Official code for "Improved Fine-Tuning by Better Leveraging Pre-Training Data", NeurIPS 2022
PyTorch >= 1.9.0
We use eight datasets following the official instructions, see the appendix in our paper.
Use the UOT_selection/UOT_select_class_unbalanced.py
in this repository for UOT data selection. You need to change the arguments in the bash file, such as data path, hyperparameters and result file path. This will produce a file of image paths selected by the UOT algorithm, for example, OT_unnorm_cos_imagenet_OT_select_100_classes_train_samples.txt
With the selected images generated by UOT algorithm, we can run the fine-tuning of supervised/self-supervised pre-trained models on a downstream task, using the code in Supervised_PT
/Self_Supervised_PT
. We use the MoCo-v2 model trained for 800 epochs as the self-supervised model. Run the fine-tuning with
bash fine_tune_script.sh
after setting the right paths for data and image selection file.
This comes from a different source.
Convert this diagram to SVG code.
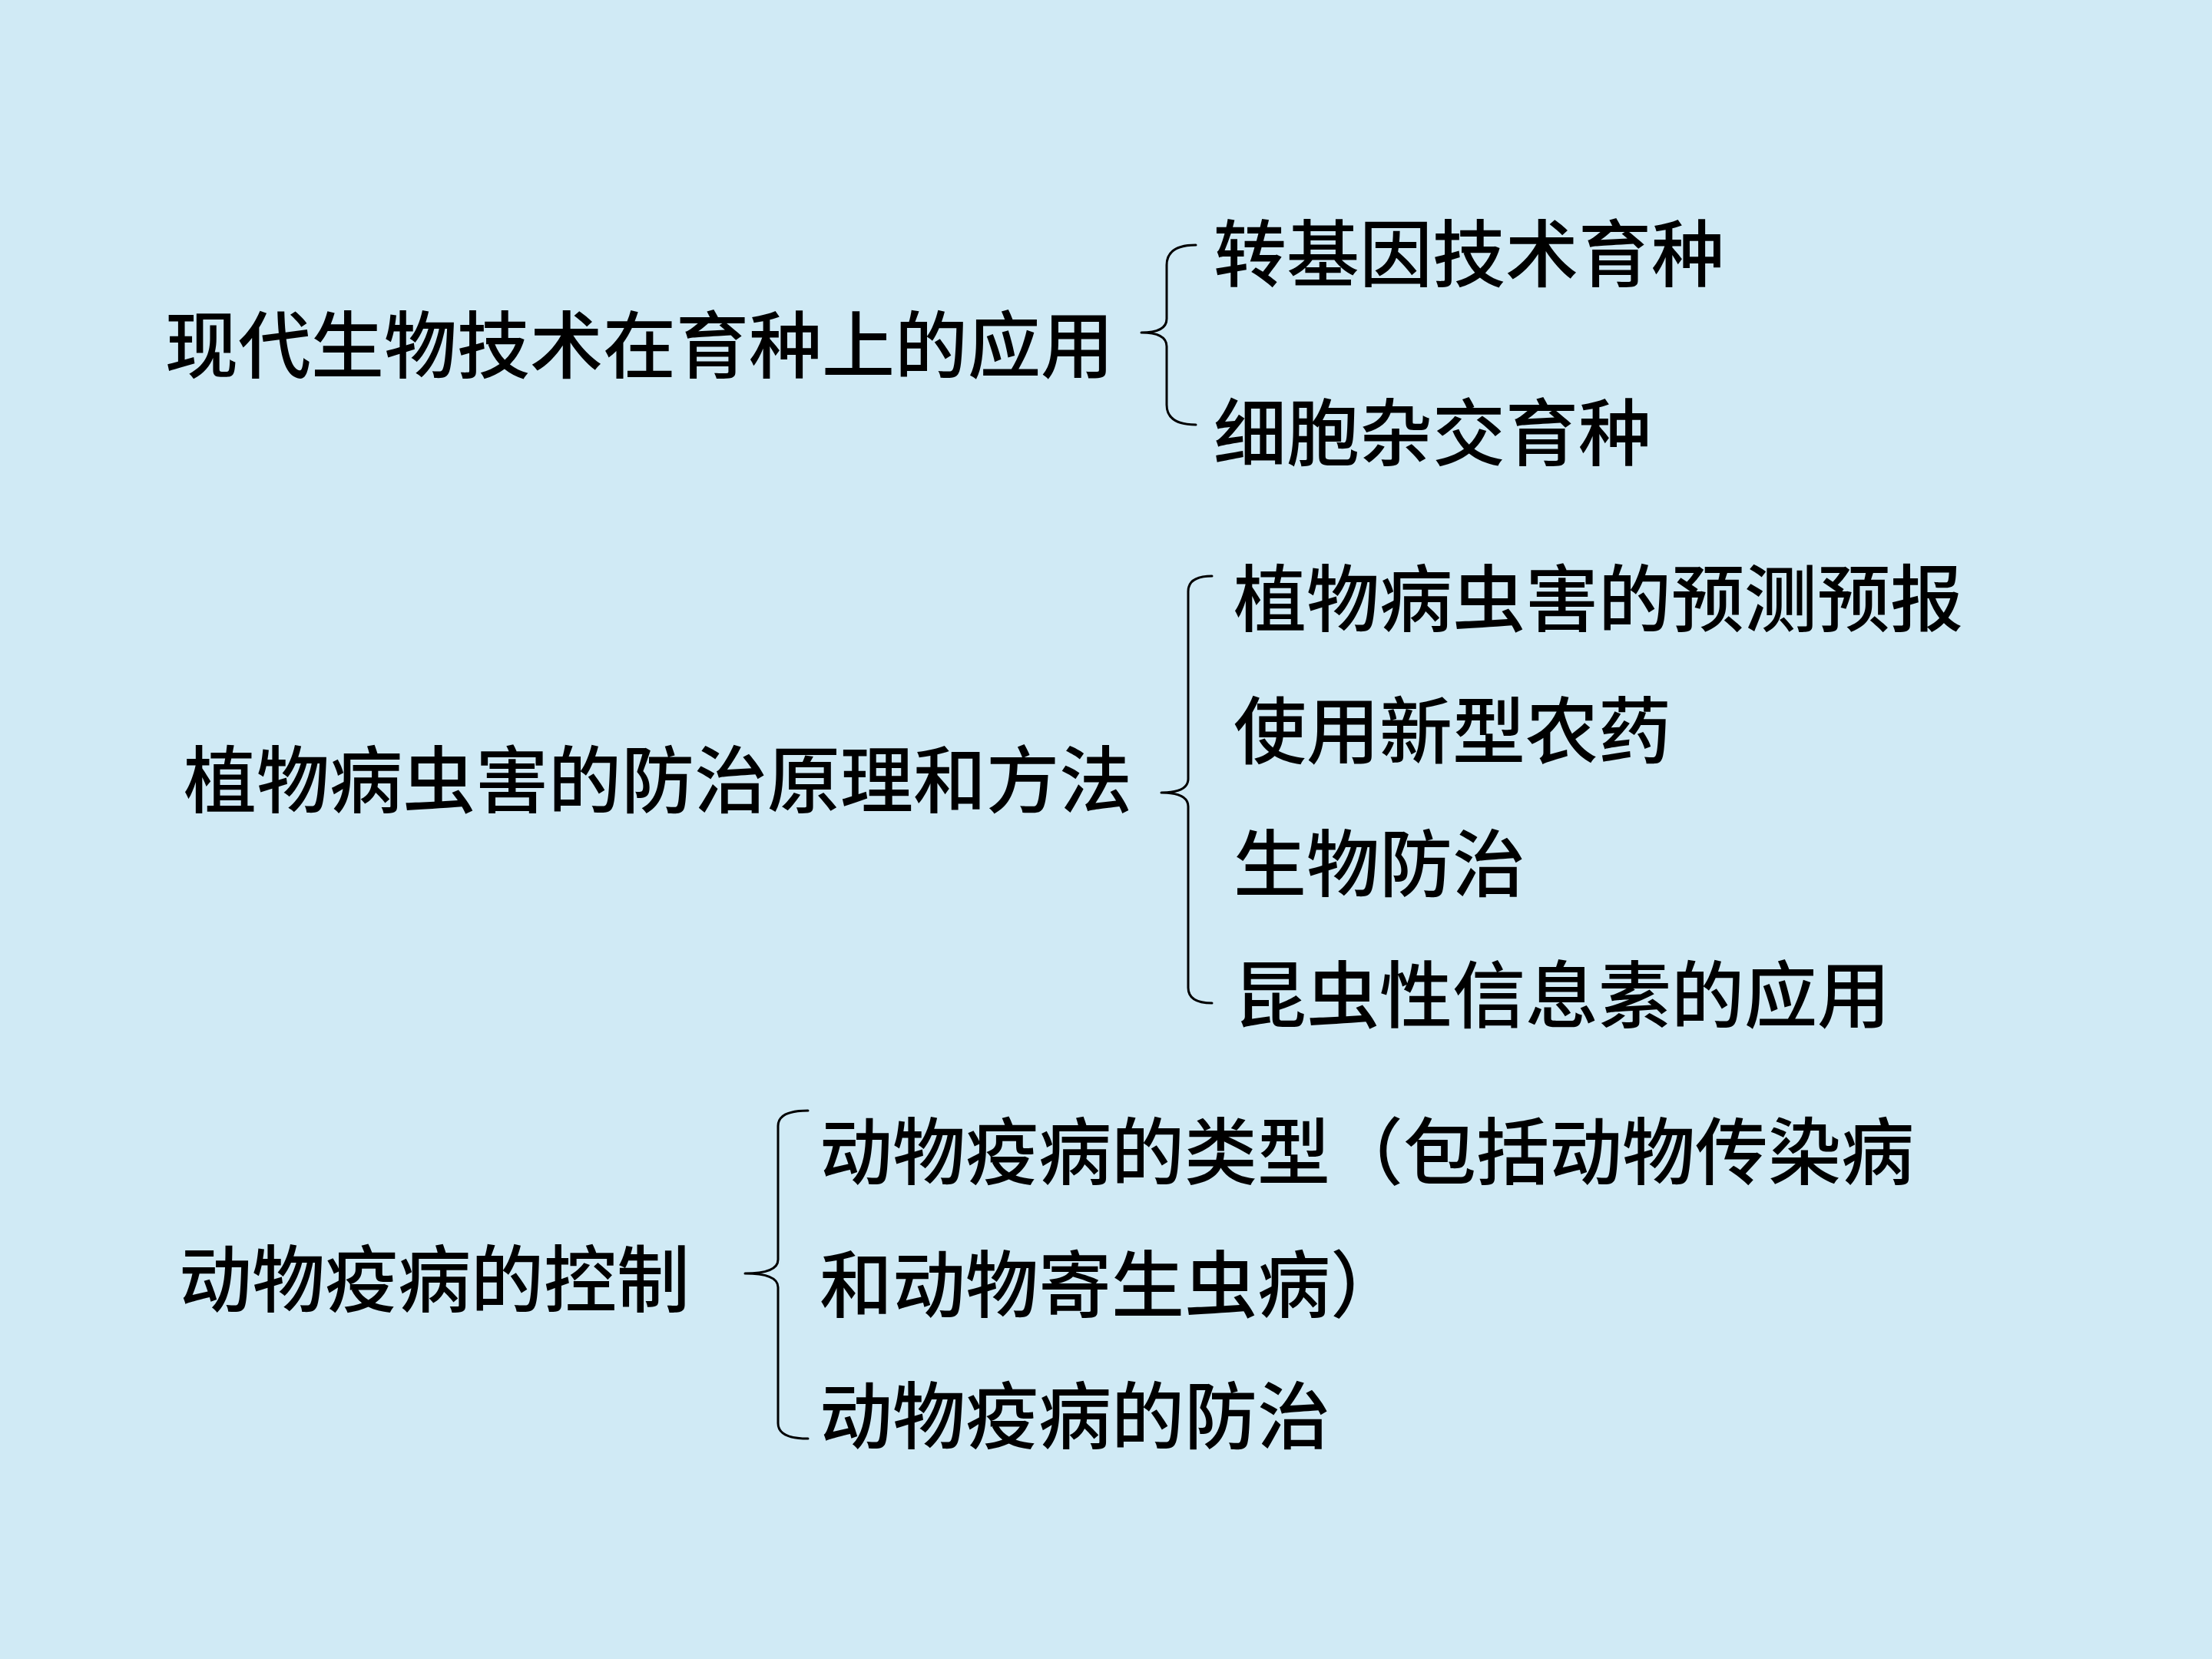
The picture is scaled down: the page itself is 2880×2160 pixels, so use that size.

If you use our code in your research, please cite with:
@inproceedings{
liu2022improved,
title={Improved Fine-Tuning by Better Leveraging Pre-Training Data},
author={Ziquan Liu and Yi Xu and Yuanhong Xu and Qi Qian and Hao Li and Xiangyang Ji and Antoni B. Chan and Rong Jin},
booktitle={Advances in Neural Information Processing Systems},
year={2022}
}
We use POT: Python Optimal Transport package in the unbalanced optimal transport computation.